6. Practical Implementation and Computational Considerations

Uncertainty modelling frameworks address computational tractability, scaling, and interpretability.

• Sampling and surrogate modeling: Monte Carlo in transformed (decoupled, Gaussianized) uncertainty spaces, polynomial chaos expansion, and surrogate regression are commonly used for efficient uncertainty propagation (Du, 20 Sep 2025).
• Dimensionality reduction and clustering: Principal Component Analysis, k-means, and KDE-based scenario modelling reduce high-dimensional uncertainty to actionable sets for robust optimization and planning (Vaes et al., 2022).
• Low-overhead validation: Methods such as low-rank covariance representations, parametric output heads, and post-hoc uncertainty quantifiers are preferred when computational resources are constrained (Monteiro et al., 2020, Sicking et al., 2022).
• Online/streaming extension: Several frameworks (e.g., kernel-based uncertainty decomposition) admit incremental updates, essential for streaming data or online learning (Singh et al., 2020).
• Scalability to large models: Model-agnostic frameworks (e.g., Uncertainty-o) are specifically designed to operate as black-box API wrappers, extracting semantic uncertainty without re-training, and operating on arbitrarily large multimodal AI systems (Zhang et al., 9 Jun 2025).
• Guidelines for selection: Mechanism selection is formalized as a weighted-matching to requirements, embracing both “off-the-shelf” and custom UQ techniques as appropriate (Sicking et al., 2022).

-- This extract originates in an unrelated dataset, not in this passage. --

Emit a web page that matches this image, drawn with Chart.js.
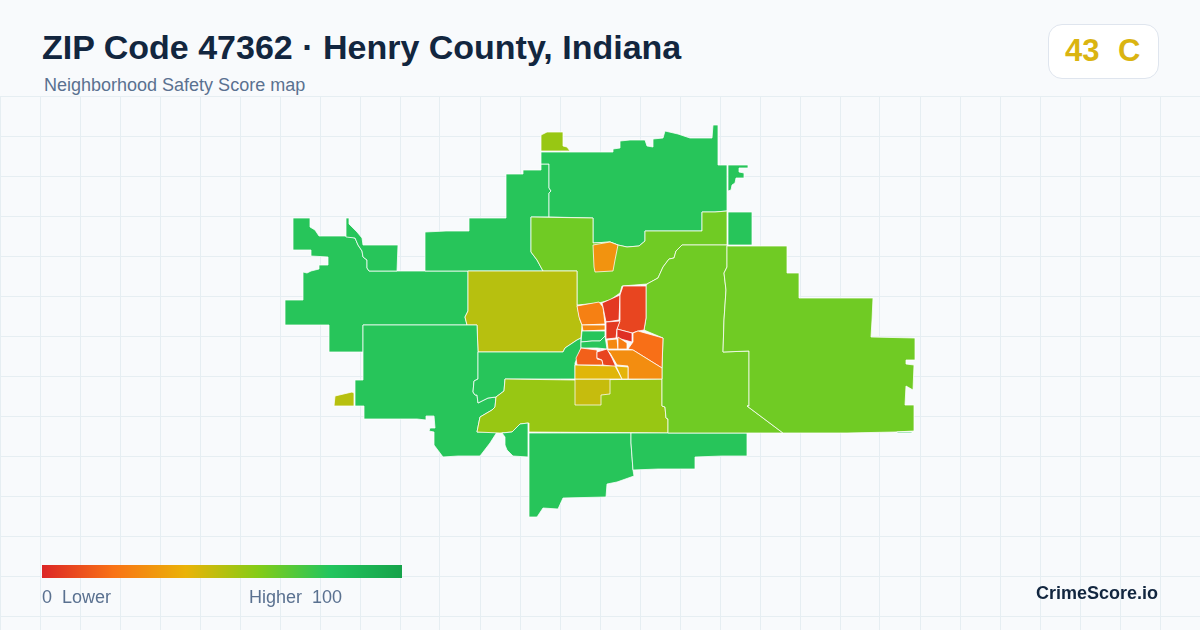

7. Comparative Analysis and Impact

Modern uncertainty modelling frameworks substantially advance the reliability and interpretability of predictions in high-stakes applications.

• Generalized product-of-experts unify diverse probabilistic modelling approaches in judgment aggregation, enabling more robust, data-efficient comparative evaluation with principled uncertainty estimates (Fathullah et al., 21 May 2025).
• Optimal uncertainty quantification provides worst-case bounds without reliance on unverifiable prior assumptions, supporting certification, validation, and risk assessment (McKerns et al., 2012).
• Decision-theoretic and information-theoretic UQ enable quantification and prioritization of uncertainty reduction before new data are collected, guiding experimental design (Steyn et al., 24 Sep 2025).
• Entropy-based benchmarking, scenario-centric set construction, and hybrid uncertainty variable/probabilistic models offer context-appropriate, traceable metrics and diagnostics (Sisneros et al., 2024, Vaes et al., 2022, Talak et al., 2019).
• Domain impact: Deployed in fields from energy and engineering design to medical diagnosis and social behaviour modelling, these frameworks support rigorous scenario analysis, robust optimization, safety-case argumentation, and informed policy and clinical decisions.

In synthesis, uncertainty modelling frameworks integrate rigorous formalism, flexible yet interpretable representations, and comprehensive validation pipelines. They enable principled, context-adapted uncertainty quantification for modern machine learning, robust optimization, and decision-making under uncertainty across a broad range of technical disciplines.